◆ **EXERCISE OBJECTIVE**
Copy out all the lines exactly. Omit pictures.

## START RAW DATA

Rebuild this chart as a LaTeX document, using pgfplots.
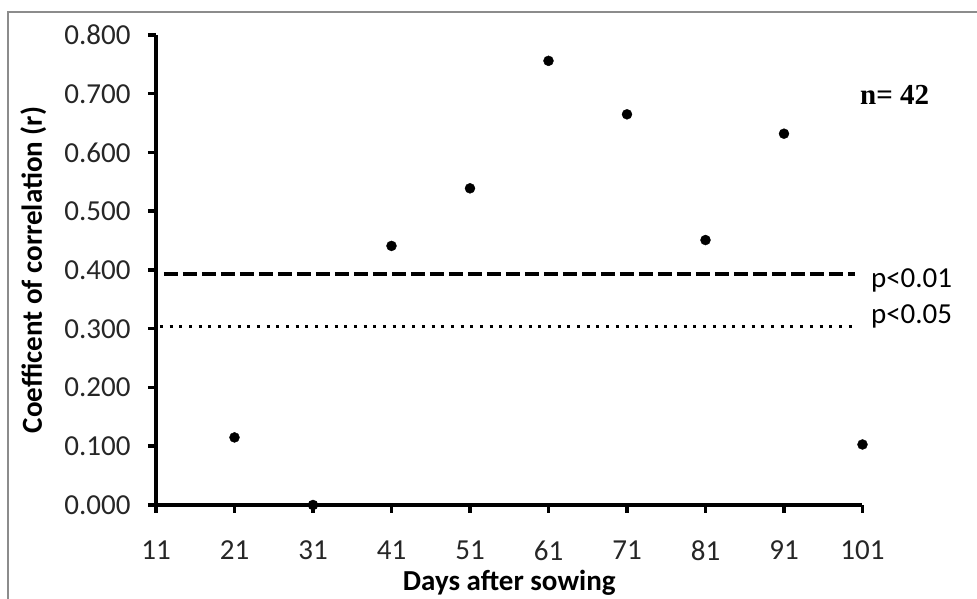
\documentclass[border=0pt]{standalone}
\usepackage{pgfplots}
\pgfplotsset{compat=1.18}
\usepackage{fontspec}
\setmainfont{Carlito}
\newfontfamily\timesf{Liberation Serif}
\pgfplotstableread{
x y
21 0.115
31 0.000
41 0.441
51 0.539
61 0.756
71 0.665
81 0.451
91 0.632
101 0.103
}\corr
\begin{document}
\begin{tikzpicture}
\useasboundingbox (0pt,0pt) rectangle (977pt,599pt);
\draw[color=black!45, line width=1.5pt] (8pt,-20pt) -- (8pt,587pt) -- (1000pt,587pt);
\begin{axis}[
  at={(156pt,94pt)}, anchor=south west,
  scale only axis, width=706.5pt, height=470pt,
  xmin=11, xmax=101, ymin=0, ymax=0.8,
  clip=false,
  axis lines=left,
  axis line style={-, line width=3.5pt, black},
  xtick={11,21,31,41,51,61,71,81,91,101},
  ytick={0,0.1,0.2,0.3,0.4,0.5,0.6,0.7,0.8},
  tick align=outside,
  major tick length=8pt,
  tick style={line width=3.5pt, black},
  /pgf/number format/assume math mode=true,
  yticklabel style={/pgf/number format/fixed, /pgf/number format/fixed zerofill, /pgf/number format/precision=3, xshift=-14pt},
  ticklabel style={font=\fontsize{29}{34}\selectfont, text=black!85},
  xticklabel style={yshift=-24pt},
  label style={font=\bfseries\fontsize{29}{34}\selectfont},
  xlabel={Days after sowing},
  ylabel={Coefficent of correlation (r)},
  xlabel style={at={(axis description cs:0.5,0)}, anchor=base, yshift=-86pt},
  ylabel style={at={(axis description cs:-0.1614,0.5)}, anchor=base},
]
\addplot[only marks, mark=*, mark size=5pt, mark options={fill=black, draw=black}] table[x=x, y=y] {\corr};
\addplot[line width=4pt, dash pattern=on 14pt off 5pt, black] coordinates {(12,0.393) (100,0.393)};
\addplot[line width=3pt, dash pattern=on 3pt off 6.7pt, black] coordinates {(11.5,0.304) (100,0.304)};
\node[anchor=west, xshift=5pt, font=\fontsize{29}{34}\selectfont] at (axis cs:101,0.382) {p<0.01};
\node[anchor=west, xshift=5pt, font=\fontsize{29}{34}\selectfont] at (axis cs:101,0.321) {p<0.05};
\node[font=\timesf\bfseries\fontsize{29}{34}\selectfont] at (axis cs:105.1,0.698) {n= 42};
\end{axis}
\end{tikzpicture}
\end{document}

## END RAW DATA

◆ **WRITTEN SOLUTION**
Rebuild this chart as a LaTeX document, using pgfplots.
\documentclass[border=0pt]{standalone}
\usepackage{pgfplots}
\pgfplotsset{compat=1.18}
\usepackage{fontspec}
\setmainfont{Carlito}
\newfontfamily\timesf{Liberation Serif}
\pgfplotstableread{
x y
21 0.115
31 0.000
41 0.441
51 0.539
61 0.756
71 0.665
81 0.451
91 0.632
101 0.103
}\corr
\begin{document}
\begin{tikzpicture}
\useasboundingbox (0pt,0pt) rectangle (977pt,599pt);
\draw[color=black!45, line width=1.5pt] (8pt,-20pt) -- (8pt,587pt) -- (1000pt,587pt);
\begin{axis}[
  at={(156pt,94pt)}, anchor=south west,
  scale only axis, width=706.5pt, height=470pt,
  xmin=11, xmax=101, ymin=0, ymax=0.8,
  clip=false,
  axis lines=left,
  axis line style={-, line width=3.5pt, black},
  xtick={11,21,31,41,51,61,71,81,91,101},
  ytick={0,0.1,0.2,0.3,0.4,0.5,0.6,0.7,0.8},
  tick align=outside,
  major tick length=8pt,
  tick style={line width=3.5pt, black},
  /pgf/number format/assume math mode=true,
  yticklabel style={/pgf/number format/fixed, /pgf/number format/fixed zerofill, /pgf/number format/precision=3, xshift=-14pt},
  ticklabel style={font=\fontsize{29}{34}\selectfont, text=black!85},
  xticklabel style={yshift=-24pt},
  label style={font=\bfseries\fontsize{29}{34}\selectfont},
  xlabel={Days after sowing},
  ylabel={Coefficent of correlation (r)},
  xlabel style={at={(axis description cs:0.5,0)}, anchor=base, yshift=-86pt},
  ylabel style={at={(axis description cs:-0.1614,0.5)}, anchor=base},
]
\addplot[only marks, mark=*, mark size=5pt, mark options={fill=black, draw=black}] table[x=x, y=y] {\corr};
\addplot[line width=4pt, dash pattern=on 14pt off 5pt, black] coordinates {(12,0.393) (100,0.393)};
\addplot[line width=3pt, dash pattern=on 3pt off 6.7pt, black] coordinates {(11.5,0.304) (100,0.304)};
\node[anchor=west, xshift=5pt, font=\fontsize{29}{34}\selectfont] at (axis cs:101,0.382) {p<0.01};
\node[anchor=west, xshift=5pt, font=\fontsize{29}{34}\selectfont] at (axis cs:101,0.321) {p<0.05};
\node[font=\timesf\bfseries\fontsize{29}{34}\selectfont] at (axis cs:105.1,0.698) {n= 42};
\end{axis}
\end{tikzpicture}
\end{document}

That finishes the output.